▶ _SET TASK_: Drop all images and give the records again exactly.

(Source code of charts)

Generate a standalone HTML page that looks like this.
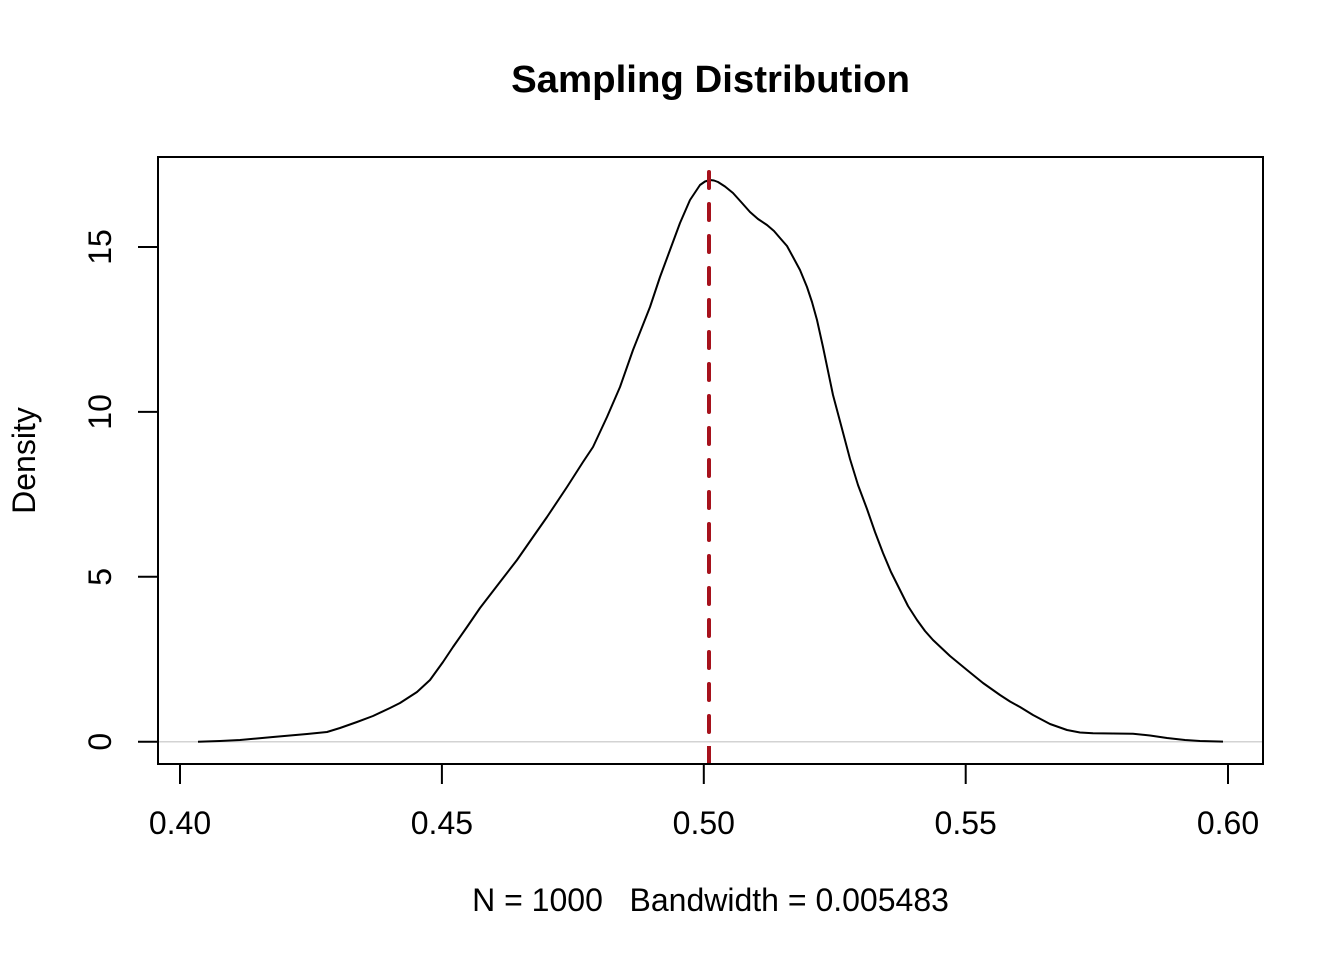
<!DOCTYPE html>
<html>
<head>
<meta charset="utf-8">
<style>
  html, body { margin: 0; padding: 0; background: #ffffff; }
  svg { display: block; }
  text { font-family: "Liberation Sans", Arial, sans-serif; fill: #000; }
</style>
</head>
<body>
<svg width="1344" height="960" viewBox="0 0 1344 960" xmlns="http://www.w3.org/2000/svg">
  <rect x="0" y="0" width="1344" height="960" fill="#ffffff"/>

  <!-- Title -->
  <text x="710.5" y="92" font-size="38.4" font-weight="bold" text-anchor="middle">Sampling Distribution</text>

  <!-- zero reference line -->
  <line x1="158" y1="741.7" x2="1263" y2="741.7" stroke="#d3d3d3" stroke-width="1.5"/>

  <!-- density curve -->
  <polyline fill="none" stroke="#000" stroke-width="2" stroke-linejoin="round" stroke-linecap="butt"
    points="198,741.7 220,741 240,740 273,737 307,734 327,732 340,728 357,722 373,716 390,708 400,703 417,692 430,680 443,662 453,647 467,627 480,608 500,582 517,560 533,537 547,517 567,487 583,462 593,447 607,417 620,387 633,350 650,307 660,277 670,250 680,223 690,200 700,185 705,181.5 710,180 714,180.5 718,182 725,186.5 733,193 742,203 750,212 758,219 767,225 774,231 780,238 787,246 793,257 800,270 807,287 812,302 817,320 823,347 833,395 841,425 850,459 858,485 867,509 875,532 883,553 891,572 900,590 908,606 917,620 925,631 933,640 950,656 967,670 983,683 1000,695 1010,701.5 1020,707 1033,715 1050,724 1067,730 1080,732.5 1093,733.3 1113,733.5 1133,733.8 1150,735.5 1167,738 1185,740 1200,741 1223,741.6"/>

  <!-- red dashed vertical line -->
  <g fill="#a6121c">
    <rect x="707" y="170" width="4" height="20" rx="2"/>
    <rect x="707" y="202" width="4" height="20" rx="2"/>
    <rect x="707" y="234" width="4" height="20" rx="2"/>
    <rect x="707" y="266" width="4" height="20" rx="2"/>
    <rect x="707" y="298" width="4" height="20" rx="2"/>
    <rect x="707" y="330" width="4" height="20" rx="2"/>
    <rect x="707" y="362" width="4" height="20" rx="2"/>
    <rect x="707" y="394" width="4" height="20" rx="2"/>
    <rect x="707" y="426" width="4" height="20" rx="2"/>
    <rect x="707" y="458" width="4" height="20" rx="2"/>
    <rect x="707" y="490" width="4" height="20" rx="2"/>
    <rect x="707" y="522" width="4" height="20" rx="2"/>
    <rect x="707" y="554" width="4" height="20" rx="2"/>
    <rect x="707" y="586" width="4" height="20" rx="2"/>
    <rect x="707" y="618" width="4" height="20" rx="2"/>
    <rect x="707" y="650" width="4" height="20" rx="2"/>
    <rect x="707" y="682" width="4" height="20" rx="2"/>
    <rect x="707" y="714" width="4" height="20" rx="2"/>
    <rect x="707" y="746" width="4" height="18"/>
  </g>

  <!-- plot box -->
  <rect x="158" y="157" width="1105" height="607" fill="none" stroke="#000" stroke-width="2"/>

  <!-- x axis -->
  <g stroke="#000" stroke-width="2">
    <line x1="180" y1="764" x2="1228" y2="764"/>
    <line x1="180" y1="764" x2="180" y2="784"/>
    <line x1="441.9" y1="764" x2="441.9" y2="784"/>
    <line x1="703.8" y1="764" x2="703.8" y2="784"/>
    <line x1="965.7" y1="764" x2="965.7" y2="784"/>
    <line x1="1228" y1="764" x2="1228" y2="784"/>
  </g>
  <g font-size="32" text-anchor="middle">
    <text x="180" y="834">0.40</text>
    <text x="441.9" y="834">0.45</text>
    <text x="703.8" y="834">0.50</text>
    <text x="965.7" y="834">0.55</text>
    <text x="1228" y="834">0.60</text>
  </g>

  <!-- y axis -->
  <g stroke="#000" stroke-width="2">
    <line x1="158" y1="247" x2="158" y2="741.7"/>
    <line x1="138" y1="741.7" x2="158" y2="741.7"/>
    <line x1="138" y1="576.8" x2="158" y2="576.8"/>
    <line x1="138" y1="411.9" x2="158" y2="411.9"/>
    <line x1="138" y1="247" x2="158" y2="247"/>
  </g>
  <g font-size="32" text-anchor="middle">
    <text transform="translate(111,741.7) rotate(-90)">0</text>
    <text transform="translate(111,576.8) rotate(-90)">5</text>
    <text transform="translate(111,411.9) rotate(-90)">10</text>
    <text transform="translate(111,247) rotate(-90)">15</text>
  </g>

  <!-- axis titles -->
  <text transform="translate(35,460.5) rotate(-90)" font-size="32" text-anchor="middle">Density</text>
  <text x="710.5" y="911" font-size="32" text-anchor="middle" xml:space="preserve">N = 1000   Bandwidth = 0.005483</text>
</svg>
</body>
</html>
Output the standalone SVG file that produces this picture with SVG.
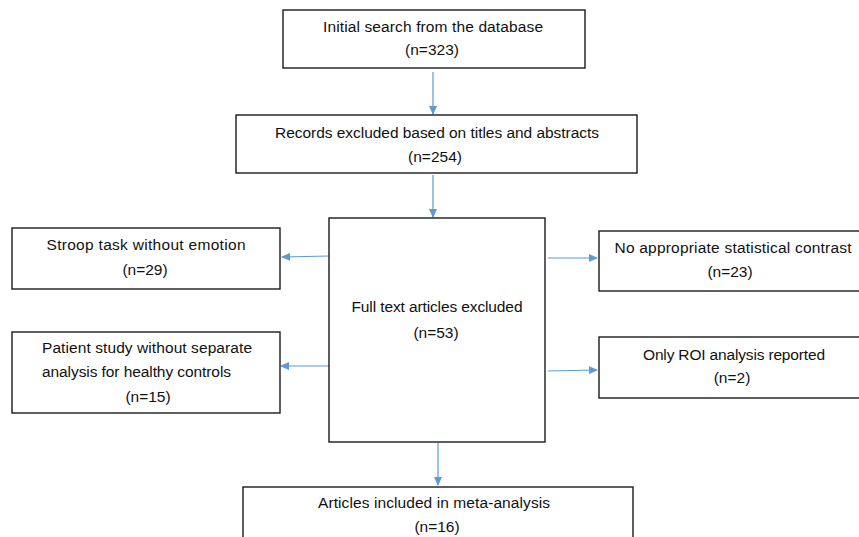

▶ _EXERCISE SOLUTION_:
Generate a standalone HTML page that looks like this.
<!DOCTYPE html>
<html>
<head>
<meta charset="utf-8">
<style>
  html, body { margin: 0; padding: 0; background: #ffffff; }
  svg { display: block; }
  text { font-family: "Liberation Sans", Arial, sans-serif; fill: #000; }
</style>
</head>
<body>
<svg width="1344" height="960" viewBox="0 0 1344 960" xmlns="http://www.w3.org/2000/svg">
  <rect x="0" y="0" width="1344" height="960" fill="#ffffff"/>

  <!-- Title -->
  <text x="710.5" y="92" font-size="38.4" font-weight="bold" text-anchor="middle">Sampling Distribution</text>

  <!-- zero reference line -->
  <line x1="158" y1="741.7" x2="1263" y2="741.7" stroke="#d3d3d3" stroke-width="1.5"/>

  <!-- density curve -->
  <polyline fill="none" stroke="#000" stroke-width="2" stroke-linejoin="round" stroke-linecap="butt"
    points="198,741.7 220,741 240,740 273,737 307,734 327,732 340,728 357,722 373,716 390,708 400,703 417,692 430,680 443,662 453,647 467,627 480,608 500,582 517,560 533,537 547,517 567,487 583,462 593,447 607,417 620,387 633,350 650,307 660,277 670,250 680,223 690,200 700,185 705,181.5 710,180 714,180.5 718,182 725,186.5 733,193 742,203 750,212 758,219 767,225 774,231 780,238 787,246 793,257 800,270 807,287 812,302 817,320 823,347 833,395 841,425 850,459 858,485 867,509 875,532 883,553 891,572 900,590 908,606 917,620 925,631 933,640 950,656 967,670 983,683 1000,695 1010,701.5 1020,707 1033,715 1050,724 1067,730 1080,732.5 1093,733.3 1113,733.5 1133,733.8 1150,735.5 1167,738 1185,740 1200,741 1223,741.6"/>

  <!-- red dashed vertical line -->
  <g fill="#a6121c">
    <rect x="707" y="170" width="4" height="20" rx="2"/>
    <rect x="707" y="202" width="4" height="20" rx="2"/>
    <rect x="707" y="234" width="4" height="20" rx="2"/>
    <rect x="707" y="266" width="4" height="20" rx="2"/>
    <rect x="707" y="298" width="4" height="20" rx="2"/>
    <rect x="707" y="330" width="4" height="20" rx="2"/>
    <rect x="707" y="362" width="4" height="20" rx="2"/>
    <rect x="707" y="394" width="4" height="20" rx="2"/>
    <rect x="707" y="426" width="4" height="20" rx="2"/>
    <rect x="707" y="458" width="4" height="20" rx="2"/>
    <rect x="707" y="490" width="4" height="20" rx="2"/>
    <rect x="707" y="522" width="4" height="20" rx="2"/>
    <rect x="707" y="554" width="4" height="20" rx="2"/>
    <rect x="707" y="586" width="4" height="20" rx="2"/>
    <rect x="707" y="618" width="4" height="20" rx="2"/>
    <rect x="707" y="650" width="4" height="20" rx="2"/>
    <rect x="707" y="682" width="4" height="20" rx="2"/>
    <rect x="707" y="714" width="4" height="20" rx="2"/>
    <rect x="707" y="746" width="4" height="18"/>
  </g>

  <!-- plot box -->
  <rect x="158" y="157" width="1105" height="607" fill="none" stroke="#000" stroke-width="2"/>

  <!-- x axis -->
  <g stroke="#000" stroke-width="2">
    <line x1="180" y1="764" x2="1228" y2="764"/>
    <line x1="180" y1="764" x2="180" y2="784"/>
    <line x1="441.9" y1="764" x2="441.9" y2="784"/>
    <line x1="703.8" y1="764" x2="703.8" y2="784"/>
    <line x1="965.7" y1="764" x2="965.7" y2="784"/>
    <line x1="1228" y1="764" x2="1228" y2="784"/>
  </g>
  <g font-size="32" text-anchor="middle">
    <text x="180" y="834">0.40</text>
    <text x="441.9" y="834">0.45</text>
    <text x="703.8" y="834">0.50</text>
    <text x="965.7" y="834">0.55</text>
    <text x="1228" y="834">0.60</text>
  </g>

  <!-- y axis -->
  <g stroke="#000" stroke-width="2">
    <line x1="158" y1="247" x2="158" y2="741.7"/>
    <line x1="138" y1="741.7" x2="158" y2="741.7"/>
    <line x1="138" y1="576.8" x2="158" y2="576.8"/>
    <line x1="138" y1="411.9" x2="158" y2="411.9"/>
    <line x1="138" y1="247" x2="158" y2="247"/>
  </g>
  <g font-size="32" text-anchor="middle">
    <text transform="translate(111,741.7) rotate(-90)">0</text>
    <text transform="translate(111,576.8) rotate(-90)">5</text>
    <text transform="translate(111,411.9) rotate(-90)">10</text>
    <text transform="translate(111,247) rotate(-90)">15</text>
  </g>

  <!-- axis titles -->
  <text transform="translate(35,460.5) rotate(-90)" font-size="32" text-anchor="middle">Density</text>
  <text x="710.5" y="911" font-size="32" text-anchor="middle" xml:space="preserve">N = 1000   Bandwidth = 0.005483</text>
</svg>
</body>
</html>
Output the standalone SVG file that produces this picture with SVG.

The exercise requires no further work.